_Records supplied_
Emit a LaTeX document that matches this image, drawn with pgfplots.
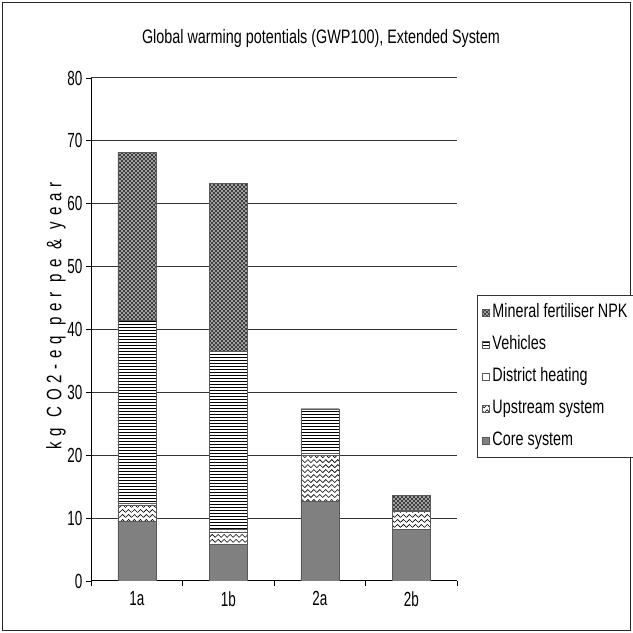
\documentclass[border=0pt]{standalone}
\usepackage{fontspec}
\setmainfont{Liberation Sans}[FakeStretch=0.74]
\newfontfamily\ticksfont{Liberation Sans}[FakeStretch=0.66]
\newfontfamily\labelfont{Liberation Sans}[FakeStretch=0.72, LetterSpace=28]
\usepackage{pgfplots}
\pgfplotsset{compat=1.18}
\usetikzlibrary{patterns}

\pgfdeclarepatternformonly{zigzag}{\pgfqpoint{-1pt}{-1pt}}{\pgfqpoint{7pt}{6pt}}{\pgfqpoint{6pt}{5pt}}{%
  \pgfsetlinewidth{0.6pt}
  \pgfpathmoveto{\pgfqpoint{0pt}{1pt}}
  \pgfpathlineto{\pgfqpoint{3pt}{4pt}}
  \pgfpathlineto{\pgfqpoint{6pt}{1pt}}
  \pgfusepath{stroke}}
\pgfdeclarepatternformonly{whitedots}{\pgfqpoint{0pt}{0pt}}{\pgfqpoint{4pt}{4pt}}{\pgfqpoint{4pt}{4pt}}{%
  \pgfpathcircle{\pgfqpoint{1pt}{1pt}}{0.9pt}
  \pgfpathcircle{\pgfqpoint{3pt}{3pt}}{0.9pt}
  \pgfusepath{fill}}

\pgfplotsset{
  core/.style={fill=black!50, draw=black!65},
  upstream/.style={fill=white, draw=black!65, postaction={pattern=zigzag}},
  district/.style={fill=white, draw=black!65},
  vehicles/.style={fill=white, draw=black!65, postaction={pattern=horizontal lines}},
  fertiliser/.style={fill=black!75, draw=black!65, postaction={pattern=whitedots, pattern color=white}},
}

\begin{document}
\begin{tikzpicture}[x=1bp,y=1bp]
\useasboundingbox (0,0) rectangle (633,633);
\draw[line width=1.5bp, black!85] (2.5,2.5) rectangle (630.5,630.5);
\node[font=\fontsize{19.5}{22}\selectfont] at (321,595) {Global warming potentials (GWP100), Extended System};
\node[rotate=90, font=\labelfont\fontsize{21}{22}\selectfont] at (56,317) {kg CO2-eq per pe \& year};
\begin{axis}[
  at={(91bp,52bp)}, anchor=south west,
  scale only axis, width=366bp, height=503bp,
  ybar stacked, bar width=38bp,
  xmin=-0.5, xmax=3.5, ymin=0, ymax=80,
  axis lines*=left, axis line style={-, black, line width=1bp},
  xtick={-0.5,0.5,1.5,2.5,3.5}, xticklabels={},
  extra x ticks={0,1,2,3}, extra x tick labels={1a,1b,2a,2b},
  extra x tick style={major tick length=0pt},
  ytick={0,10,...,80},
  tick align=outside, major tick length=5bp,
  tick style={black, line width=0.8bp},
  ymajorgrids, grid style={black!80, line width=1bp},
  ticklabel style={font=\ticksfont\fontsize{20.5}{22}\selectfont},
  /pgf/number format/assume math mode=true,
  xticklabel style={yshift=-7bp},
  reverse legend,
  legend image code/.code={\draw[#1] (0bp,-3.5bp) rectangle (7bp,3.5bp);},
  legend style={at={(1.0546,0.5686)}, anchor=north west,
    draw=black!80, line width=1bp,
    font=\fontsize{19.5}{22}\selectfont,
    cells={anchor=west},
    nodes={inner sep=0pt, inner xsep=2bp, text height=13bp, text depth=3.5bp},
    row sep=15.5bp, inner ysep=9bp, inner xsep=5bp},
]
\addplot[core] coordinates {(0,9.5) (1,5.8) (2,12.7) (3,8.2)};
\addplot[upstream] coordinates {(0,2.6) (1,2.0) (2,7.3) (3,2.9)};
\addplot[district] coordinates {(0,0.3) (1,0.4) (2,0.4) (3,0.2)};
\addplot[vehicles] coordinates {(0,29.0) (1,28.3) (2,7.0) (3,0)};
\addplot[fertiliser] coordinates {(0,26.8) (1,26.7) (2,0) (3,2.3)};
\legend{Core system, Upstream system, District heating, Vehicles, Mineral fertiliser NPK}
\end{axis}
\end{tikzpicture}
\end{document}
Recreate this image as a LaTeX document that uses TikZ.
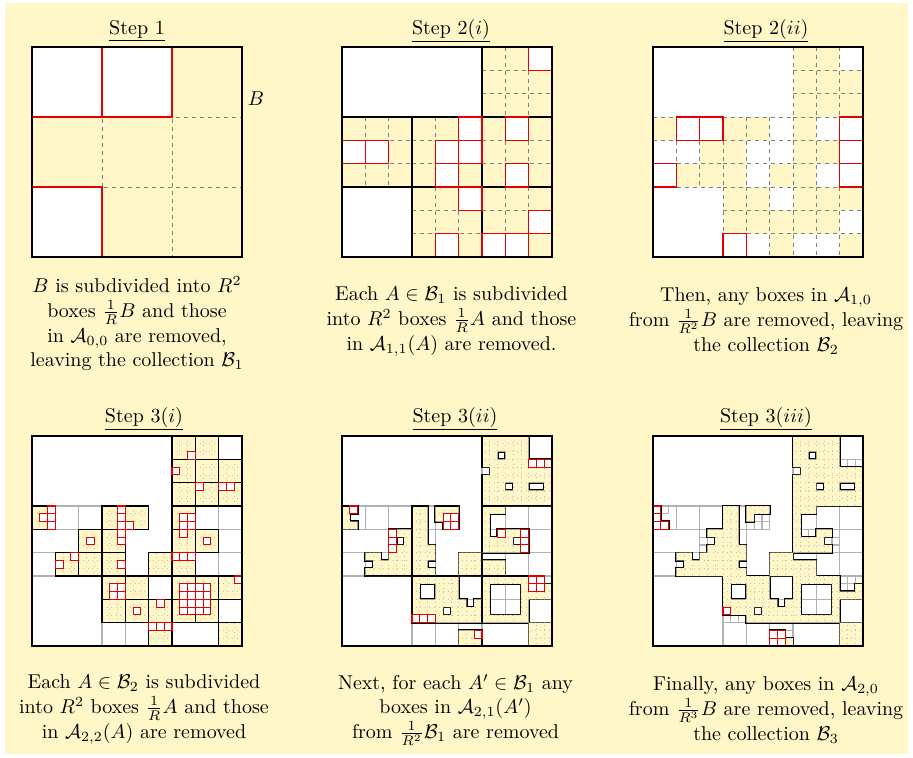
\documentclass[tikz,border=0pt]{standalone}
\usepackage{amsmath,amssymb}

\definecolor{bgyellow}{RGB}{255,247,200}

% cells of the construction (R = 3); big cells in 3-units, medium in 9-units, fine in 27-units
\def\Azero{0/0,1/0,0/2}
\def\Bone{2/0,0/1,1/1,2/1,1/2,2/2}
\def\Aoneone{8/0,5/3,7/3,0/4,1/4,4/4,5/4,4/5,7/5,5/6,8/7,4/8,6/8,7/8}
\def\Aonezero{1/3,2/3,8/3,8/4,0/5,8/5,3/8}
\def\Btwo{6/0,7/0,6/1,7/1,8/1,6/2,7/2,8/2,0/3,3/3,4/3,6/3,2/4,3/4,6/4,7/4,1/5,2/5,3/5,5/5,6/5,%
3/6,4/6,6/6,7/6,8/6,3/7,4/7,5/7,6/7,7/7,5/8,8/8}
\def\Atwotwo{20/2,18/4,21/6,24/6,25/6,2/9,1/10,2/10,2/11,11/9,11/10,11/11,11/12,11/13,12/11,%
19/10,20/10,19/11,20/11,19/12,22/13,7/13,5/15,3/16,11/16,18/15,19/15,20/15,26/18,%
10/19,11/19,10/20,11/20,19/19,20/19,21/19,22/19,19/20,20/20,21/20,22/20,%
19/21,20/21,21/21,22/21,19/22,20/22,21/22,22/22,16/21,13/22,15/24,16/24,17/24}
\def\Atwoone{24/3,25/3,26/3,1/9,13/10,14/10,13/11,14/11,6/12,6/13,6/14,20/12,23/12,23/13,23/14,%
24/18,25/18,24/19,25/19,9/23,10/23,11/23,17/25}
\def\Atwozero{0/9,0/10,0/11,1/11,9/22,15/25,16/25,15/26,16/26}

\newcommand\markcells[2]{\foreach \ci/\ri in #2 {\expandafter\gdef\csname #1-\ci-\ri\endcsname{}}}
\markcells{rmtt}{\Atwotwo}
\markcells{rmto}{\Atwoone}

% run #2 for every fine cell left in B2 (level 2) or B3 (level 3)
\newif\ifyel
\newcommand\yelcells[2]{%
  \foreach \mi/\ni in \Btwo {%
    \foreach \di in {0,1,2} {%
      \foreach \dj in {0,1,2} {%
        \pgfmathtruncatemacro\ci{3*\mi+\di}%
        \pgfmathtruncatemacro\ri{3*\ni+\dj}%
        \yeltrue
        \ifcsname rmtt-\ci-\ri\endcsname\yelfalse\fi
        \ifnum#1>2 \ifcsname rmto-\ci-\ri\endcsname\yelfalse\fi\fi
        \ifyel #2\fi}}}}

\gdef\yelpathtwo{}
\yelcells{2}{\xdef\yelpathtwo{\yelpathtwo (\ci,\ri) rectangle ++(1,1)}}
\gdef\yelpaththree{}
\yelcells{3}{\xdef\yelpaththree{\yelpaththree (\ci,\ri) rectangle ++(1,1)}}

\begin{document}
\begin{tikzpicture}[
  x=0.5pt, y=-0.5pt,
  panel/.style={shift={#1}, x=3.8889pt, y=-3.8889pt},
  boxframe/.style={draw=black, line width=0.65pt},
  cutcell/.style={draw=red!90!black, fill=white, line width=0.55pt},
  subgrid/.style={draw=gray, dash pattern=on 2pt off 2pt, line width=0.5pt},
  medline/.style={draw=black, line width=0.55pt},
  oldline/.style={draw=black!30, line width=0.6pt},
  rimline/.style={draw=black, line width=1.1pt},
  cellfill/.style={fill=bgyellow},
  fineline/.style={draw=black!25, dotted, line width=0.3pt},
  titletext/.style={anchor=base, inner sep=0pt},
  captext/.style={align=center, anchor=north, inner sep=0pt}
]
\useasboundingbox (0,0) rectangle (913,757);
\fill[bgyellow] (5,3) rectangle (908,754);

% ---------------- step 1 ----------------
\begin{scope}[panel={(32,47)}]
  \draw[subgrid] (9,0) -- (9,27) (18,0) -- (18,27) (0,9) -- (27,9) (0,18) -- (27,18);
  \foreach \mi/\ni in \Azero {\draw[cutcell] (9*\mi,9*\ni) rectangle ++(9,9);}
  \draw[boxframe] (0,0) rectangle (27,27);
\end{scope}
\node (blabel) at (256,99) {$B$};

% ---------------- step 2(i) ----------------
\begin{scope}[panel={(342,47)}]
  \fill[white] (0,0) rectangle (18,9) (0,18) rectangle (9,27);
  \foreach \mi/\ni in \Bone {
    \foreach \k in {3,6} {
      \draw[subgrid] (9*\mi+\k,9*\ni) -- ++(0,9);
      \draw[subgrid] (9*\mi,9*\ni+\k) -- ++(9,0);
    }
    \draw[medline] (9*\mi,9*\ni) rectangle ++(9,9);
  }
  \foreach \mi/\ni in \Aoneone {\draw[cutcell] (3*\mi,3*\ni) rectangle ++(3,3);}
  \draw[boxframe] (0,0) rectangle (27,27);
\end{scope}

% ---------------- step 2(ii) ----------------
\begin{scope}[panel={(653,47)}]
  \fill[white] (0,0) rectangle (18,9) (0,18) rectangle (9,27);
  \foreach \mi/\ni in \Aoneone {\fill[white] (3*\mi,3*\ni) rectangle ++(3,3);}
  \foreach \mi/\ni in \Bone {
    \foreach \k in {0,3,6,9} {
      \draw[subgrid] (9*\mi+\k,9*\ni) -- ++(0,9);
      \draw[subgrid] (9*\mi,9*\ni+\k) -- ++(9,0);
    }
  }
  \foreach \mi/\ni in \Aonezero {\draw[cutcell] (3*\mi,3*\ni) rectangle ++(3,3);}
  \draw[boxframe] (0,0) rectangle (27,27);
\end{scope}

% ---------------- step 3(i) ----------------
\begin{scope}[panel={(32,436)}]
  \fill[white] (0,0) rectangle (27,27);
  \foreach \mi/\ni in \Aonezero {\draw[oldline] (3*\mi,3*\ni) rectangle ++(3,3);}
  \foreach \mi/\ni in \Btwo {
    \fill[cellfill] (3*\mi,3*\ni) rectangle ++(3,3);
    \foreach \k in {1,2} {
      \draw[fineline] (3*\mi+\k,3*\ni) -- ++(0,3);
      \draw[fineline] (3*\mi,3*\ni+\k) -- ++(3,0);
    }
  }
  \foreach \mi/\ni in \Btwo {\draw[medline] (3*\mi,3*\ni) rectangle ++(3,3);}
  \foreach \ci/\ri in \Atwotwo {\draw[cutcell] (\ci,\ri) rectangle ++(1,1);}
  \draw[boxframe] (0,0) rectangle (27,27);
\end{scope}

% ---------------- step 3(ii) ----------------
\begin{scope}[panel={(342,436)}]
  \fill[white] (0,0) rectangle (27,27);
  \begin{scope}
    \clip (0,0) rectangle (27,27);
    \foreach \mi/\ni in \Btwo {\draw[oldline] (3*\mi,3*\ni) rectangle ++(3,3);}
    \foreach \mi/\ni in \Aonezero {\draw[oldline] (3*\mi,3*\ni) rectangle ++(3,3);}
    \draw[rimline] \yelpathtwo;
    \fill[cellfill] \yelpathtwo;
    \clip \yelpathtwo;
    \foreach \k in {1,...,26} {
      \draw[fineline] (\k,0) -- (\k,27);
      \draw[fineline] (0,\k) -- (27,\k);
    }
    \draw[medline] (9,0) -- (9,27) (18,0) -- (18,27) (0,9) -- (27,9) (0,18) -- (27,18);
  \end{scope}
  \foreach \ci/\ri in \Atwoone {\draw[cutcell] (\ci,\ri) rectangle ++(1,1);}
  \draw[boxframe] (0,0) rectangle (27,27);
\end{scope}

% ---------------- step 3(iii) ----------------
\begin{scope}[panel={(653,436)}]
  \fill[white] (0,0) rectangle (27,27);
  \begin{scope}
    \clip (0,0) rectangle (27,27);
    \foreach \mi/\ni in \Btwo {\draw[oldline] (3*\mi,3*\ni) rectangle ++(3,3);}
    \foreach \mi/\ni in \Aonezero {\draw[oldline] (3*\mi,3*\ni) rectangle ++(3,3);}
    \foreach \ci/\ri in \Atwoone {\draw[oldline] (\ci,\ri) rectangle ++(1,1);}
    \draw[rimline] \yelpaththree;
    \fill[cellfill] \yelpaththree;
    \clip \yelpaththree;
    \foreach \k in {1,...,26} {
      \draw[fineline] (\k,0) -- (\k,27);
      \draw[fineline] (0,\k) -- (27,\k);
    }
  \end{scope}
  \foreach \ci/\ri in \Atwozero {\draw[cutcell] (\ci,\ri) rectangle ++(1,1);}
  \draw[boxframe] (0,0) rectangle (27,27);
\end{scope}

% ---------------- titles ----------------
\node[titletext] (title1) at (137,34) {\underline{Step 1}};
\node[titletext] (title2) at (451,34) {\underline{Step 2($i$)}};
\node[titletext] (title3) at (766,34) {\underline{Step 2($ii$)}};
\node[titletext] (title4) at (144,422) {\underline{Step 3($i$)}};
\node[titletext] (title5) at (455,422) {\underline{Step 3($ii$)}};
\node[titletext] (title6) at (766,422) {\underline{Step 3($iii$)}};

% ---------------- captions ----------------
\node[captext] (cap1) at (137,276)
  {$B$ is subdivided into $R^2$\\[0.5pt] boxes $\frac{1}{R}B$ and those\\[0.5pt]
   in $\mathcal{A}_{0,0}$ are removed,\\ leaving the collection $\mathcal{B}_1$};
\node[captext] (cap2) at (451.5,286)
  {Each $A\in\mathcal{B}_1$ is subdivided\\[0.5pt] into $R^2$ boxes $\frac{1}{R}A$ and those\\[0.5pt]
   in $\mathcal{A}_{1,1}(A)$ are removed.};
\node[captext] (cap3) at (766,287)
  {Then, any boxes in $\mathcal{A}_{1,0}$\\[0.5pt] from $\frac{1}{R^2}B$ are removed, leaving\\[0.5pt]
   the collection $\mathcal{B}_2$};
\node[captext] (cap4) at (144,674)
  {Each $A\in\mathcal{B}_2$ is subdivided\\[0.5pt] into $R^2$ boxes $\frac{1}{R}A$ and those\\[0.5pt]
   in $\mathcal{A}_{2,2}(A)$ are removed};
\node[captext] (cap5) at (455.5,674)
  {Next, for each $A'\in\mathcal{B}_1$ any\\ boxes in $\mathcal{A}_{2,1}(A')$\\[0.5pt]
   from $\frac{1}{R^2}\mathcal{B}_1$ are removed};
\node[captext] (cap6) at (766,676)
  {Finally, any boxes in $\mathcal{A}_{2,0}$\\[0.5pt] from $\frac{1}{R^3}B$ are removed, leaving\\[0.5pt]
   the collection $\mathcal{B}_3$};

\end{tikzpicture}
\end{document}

_Objective_
Look through the material and copy each line that has "this".

_Problem solution_
Emit a LaTeX document that matches this image, drawn with pgfplots.
Recreate this image as a LaTeX document that uses TikZ.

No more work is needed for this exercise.